* [Task details]: Tell me how many lines hold "picture", please, using only the number.

* [Data shown]:
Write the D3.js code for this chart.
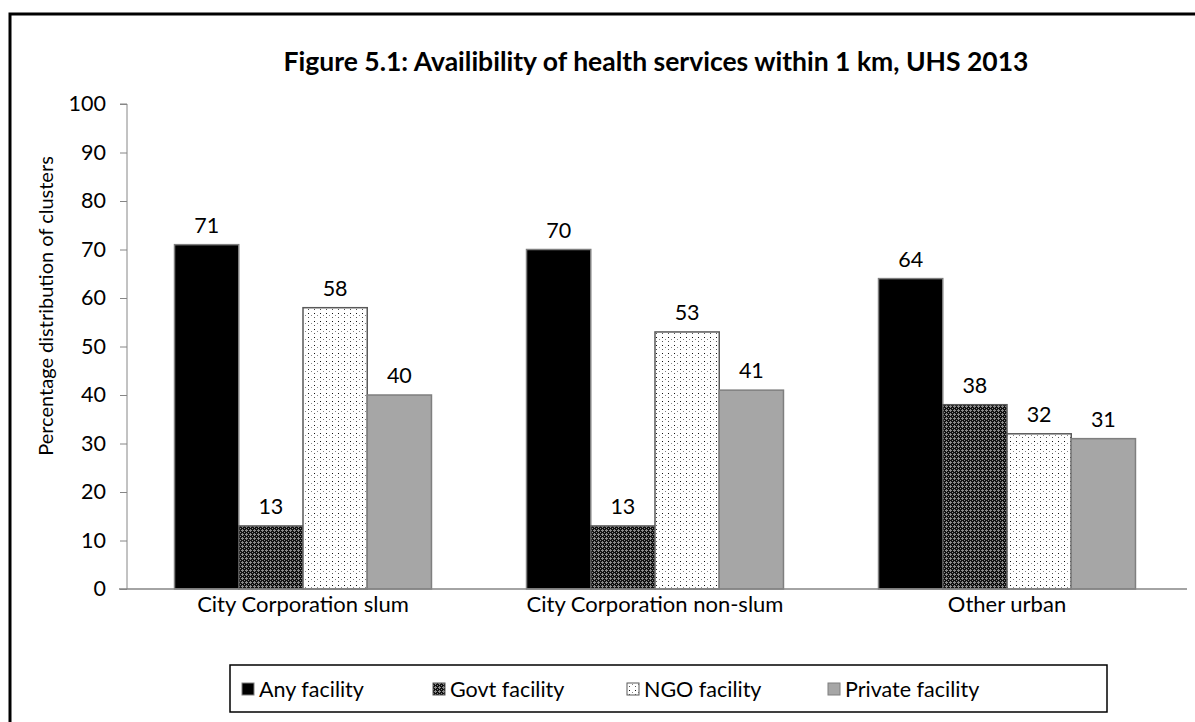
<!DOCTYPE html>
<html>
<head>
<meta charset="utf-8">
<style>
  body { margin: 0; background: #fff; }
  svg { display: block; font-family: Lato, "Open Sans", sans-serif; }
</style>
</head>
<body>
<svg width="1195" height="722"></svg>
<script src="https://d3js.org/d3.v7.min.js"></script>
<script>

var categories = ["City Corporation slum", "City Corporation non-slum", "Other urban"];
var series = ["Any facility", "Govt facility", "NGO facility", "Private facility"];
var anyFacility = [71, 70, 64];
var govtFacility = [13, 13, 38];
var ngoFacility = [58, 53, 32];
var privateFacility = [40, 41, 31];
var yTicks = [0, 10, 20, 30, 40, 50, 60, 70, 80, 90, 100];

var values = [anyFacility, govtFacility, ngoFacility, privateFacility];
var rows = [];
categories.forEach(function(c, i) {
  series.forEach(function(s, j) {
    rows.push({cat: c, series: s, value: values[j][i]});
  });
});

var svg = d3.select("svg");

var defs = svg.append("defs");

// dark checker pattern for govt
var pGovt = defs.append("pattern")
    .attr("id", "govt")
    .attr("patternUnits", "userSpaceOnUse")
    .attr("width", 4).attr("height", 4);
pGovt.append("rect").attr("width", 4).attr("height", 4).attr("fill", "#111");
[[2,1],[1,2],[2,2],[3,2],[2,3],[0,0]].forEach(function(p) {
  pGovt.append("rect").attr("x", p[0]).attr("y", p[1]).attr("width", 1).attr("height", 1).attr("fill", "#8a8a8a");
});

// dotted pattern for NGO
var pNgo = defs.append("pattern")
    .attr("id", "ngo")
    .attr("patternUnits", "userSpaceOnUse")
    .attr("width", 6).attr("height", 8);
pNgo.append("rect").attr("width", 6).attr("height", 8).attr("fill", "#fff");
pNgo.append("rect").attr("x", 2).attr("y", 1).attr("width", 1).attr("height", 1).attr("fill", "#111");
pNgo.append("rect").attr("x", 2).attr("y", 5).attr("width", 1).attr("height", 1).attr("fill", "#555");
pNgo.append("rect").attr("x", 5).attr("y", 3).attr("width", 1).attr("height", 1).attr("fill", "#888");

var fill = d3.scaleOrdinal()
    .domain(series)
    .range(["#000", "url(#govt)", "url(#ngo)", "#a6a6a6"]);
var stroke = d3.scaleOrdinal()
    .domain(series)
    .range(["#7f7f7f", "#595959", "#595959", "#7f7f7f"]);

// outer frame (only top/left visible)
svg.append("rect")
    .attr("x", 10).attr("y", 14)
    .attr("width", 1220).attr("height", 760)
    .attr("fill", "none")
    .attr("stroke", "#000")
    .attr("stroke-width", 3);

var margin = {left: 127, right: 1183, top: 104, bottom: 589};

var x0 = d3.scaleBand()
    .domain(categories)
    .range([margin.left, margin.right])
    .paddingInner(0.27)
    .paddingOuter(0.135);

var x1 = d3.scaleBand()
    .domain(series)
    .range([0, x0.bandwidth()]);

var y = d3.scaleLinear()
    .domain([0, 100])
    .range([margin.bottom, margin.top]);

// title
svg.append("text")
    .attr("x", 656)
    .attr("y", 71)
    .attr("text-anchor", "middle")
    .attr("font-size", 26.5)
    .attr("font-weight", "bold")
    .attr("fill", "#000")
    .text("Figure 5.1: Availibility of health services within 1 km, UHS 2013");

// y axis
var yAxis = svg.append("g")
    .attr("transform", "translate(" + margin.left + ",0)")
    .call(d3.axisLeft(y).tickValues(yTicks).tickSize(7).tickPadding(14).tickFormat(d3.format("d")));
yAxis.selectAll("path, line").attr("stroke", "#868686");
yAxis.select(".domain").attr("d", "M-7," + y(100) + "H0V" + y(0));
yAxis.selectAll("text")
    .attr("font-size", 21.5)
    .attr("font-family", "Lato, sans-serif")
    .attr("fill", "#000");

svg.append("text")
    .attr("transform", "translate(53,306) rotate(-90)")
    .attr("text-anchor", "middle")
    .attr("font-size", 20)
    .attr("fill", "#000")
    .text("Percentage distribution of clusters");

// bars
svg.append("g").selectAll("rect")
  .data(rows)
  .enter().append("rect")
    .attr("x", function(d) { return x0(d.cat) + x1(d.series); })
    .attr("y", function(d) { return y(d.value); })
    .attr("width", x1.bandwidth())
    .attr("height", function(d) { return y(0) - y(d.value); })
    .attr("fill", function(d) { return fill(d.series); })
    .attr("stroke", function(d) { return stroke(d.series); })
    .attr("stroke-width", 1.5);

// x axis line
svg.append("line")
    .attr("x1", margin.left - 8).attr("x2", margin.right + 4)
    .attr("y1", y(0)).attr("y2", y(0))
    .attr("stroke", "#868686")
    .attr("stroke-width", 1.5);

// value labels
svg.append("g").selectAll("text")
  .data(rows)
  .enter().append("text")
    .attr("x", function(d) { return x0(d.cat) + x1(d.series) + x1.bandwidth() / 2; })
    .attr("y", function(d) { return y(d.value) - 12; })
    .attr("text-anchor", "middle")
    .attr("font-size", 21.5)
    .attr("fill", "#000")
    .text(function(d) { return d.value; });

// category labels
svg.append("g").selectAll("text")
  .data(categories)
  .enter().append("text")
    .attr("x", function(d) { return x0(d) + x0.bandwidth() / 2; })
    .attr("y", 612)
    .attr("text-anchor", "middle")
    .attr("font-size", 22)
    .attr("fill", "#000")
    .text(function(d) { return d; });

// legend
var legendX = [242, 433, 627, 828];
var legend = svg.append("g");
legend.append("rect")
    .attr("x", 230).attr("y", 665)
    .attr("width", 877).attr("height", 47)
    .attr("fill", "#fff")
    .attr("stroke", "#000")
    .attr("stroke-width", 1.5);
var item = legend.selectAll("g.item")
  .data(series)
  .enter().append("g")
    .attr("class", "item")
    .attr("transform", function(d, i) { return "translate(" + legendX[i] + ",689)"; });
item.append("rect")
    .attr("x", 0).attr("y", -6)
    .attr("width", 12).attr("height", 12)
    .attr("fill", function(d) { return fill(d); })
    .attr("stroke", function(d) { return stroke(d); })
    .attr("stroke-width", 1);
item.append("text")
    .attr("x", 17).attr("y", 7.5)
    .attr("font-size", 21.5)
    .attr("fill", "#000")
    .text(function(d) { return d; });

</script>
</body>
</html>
==
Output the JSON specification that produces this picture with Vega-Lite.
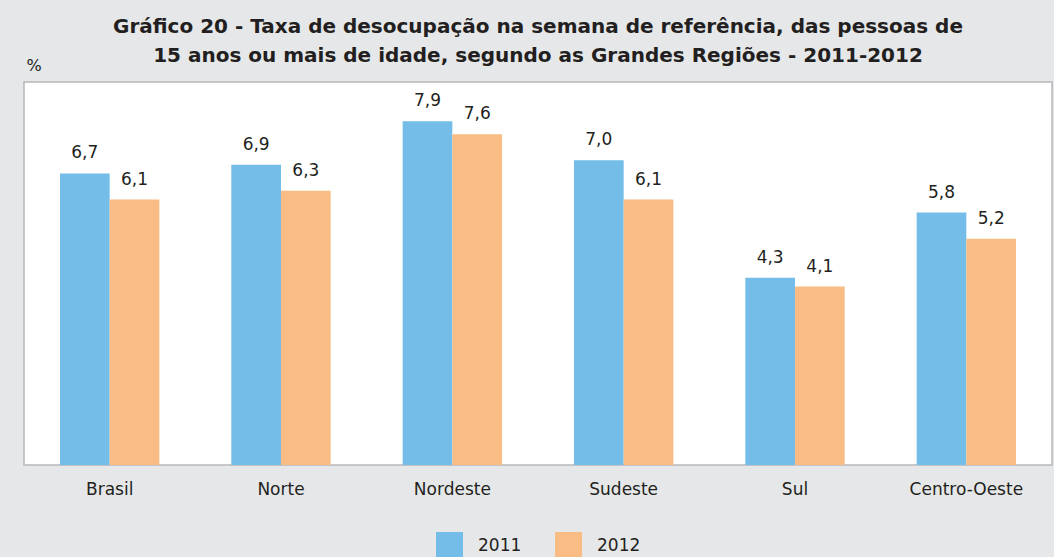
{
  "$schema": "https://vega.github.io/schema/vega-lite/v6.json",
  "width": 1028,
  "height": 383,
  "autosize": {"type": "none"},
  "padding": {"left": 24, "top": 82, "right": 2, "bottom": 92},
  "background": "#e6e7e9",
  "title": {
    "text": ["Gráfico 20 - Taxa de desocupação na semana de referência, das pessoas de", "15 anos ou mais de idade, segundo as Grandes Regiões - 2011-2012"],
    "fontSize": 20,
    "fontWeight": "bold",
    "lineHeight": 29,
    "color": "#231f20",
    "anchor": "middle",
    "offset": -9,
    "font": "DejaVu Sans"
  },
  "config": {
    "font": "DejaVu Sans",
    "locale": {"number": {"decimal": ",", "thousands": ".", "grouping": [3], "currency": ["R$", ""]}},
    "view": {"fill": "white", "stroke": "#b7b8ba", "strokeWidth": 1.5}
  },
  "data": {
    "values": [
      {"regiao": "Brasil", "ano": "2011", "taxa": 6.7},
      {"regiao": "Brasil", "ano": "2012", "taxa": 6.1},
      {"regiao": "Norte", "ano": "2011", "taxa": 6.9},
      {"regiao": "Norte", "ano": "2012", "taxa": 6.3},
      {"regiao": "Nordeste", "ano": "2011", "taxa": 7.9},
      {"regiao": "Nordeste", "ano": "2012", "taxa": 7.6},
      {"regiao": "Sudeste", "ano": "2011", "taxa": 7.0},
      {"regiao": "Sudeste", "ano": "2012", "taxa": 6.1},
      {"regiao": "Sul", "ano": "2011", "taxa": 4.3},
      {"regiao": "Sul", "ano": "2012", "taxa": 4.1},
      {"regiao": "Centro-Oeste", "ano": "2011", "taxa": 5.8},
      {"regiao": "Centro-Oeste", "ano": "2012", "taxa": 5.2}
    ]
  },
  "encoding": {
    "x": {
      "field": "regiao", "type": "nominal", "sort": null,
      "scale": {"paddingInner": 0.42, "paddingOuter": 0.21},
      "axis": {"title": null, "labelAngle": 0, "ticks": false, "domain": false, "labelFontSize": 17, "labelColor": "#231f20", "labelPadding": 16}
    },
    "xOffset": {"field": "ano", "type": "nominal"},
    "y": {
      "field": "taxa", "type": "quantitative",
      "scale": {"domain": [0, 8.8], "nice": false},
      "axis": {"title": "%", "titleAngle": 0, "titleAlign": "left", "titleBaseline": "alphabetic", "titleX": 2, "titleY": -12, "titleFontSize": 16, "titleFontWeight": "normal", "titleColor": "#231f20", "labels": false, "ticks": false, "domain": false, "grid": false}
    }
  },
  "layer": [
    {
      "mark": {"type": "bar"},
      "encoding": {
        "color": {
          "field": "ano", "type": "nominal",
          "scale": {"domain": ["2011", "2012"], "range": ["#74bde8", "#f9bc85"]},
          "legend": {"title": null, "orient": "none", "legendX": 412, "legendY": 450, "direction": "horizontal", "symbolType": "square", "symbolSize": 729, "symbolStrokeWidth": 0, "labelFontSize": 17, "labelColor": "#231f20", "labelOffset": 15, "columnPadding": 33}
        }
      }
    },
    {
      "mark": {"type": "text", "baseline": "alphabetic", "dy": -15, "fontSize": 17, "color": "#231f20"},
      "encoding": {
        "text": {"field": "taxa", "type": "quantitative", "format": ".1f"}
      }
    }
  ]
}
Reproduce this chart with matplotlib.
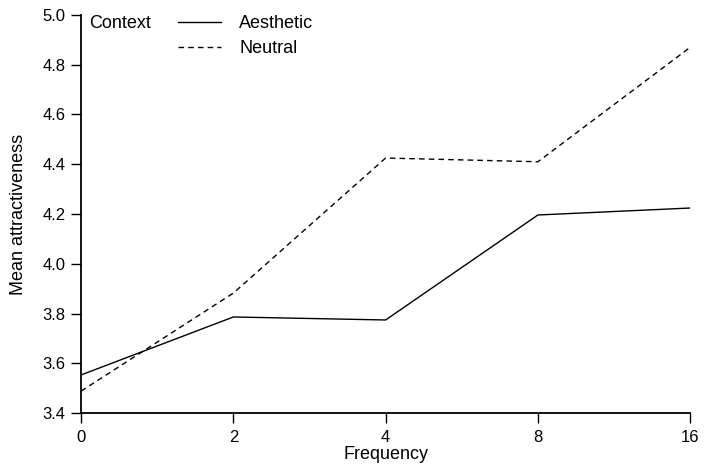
--
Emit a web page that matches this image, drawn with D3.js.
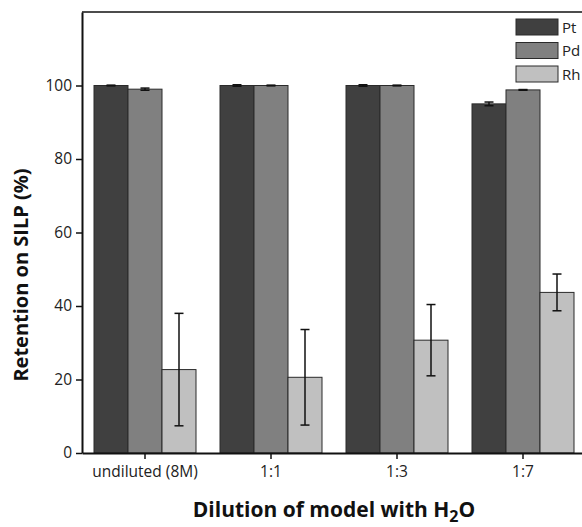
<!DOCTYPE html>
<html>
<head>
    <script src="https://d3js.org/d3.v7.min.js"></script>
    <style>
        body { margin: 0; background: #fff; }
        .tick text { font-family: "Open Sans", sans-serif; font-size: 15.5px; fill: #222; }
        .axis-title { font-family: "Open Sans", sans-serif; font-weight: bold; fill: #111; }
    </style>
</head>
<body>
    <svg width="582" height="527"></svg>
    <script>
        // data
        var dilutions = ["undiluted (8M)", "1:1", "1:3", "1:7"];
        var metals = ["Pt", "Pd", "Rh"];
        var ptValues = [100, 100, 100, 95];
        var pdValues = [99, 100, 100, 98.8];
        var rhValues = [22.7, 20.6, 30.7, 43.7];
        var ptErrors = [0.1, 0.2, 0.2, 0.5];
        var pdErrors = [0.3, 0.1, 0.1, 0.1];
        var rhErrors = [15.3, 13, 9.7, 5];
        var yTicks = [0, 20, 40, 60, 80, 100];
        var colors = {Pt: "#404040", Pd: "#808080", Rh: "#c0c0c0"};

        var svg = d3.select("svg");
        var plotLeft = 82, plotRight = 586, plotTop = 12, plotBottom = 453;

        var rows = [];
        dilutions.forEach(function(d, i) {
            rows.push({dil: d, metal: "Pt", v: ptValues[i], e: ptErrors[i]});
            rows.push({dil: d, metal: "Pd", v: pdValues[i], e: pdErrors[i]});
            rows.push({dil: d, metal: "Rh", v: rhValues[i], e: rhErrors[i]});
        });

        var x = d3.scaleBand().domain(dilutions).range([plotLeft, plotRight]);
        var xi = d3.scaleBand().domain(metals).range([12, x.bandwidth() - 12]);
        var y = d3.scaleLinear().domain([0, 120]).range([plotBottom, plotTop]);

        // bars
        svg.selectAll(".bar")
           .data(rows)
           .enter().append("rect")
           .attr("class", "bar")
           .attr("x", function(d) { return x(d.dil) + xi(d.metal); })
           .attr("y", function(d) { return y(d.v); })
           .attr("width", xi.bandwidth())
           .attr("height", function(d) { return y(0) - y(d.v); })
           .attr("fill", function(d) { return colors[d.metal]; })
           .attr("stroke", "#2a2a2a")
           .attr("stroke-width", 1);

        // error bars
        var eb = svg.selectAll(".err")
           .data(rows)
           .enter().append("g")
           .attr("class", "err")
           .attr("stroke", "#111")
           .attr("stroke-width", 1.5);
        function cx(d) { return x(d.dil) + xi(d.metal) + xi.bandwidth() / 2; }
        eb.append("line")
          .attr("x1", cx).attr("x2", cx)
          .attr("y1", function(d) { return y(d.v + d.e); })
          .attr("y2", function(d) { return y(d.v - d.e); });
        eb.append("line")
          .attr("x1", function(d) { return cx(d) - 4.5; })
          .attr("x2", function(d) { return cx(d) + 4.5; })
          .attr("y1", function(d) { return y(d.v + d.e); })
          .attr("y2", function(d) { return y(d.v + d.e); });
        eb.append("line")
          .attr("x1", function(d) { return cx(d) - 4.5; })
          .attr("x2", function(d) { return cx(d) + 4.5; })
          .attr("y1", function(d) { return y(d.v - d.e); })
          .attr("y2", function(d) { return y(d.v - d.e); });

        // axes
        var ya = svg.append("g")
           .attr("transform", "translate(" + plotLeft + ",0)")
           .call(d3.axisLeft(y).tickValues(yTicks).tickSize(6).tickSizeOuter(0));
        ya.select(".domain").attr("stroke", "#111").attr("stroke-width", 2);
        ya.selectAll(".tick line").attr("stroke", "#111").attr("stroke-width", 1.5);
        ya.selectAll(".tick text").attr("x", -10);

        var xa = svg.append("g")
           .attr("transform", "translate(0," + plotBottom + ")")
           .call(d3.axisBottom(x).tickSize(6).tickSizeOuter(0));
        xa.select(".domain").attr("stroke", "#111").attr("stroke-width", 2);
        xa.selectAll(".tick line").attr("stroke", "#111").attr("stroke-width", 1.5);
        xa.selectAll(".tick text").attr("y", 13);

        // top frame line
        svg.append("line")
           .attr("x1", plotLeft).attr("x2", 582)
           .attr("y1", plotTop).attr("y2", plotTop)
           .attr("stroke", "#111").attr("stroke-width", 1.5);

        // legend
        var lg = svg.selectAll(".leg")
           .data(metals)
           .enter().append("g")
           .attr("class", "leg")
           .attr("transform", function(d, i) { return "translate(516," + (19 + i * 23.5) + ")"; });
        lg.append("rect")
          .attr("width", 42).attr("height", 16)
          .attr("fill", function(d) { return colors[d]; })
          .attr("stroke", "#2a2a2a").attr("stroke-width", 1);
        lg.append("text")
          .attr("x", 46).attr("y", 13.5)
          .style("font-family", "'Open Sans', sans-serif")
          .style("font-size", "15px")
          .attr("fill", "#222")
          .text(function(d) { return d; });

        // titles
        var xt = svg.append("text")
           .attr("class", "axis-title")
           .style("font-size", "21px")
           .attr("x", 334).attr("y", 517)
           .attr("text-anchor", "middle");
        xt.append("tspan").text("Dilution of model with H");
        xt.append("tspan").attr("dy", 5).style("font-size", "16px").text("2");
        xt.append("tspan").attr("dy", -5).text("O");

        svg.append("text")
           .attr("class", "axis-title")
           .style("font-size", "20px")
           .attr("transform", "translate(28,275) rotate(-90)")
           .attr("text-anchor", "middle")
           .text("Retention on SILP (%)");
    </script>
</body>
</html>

* [Answer for the task]: 1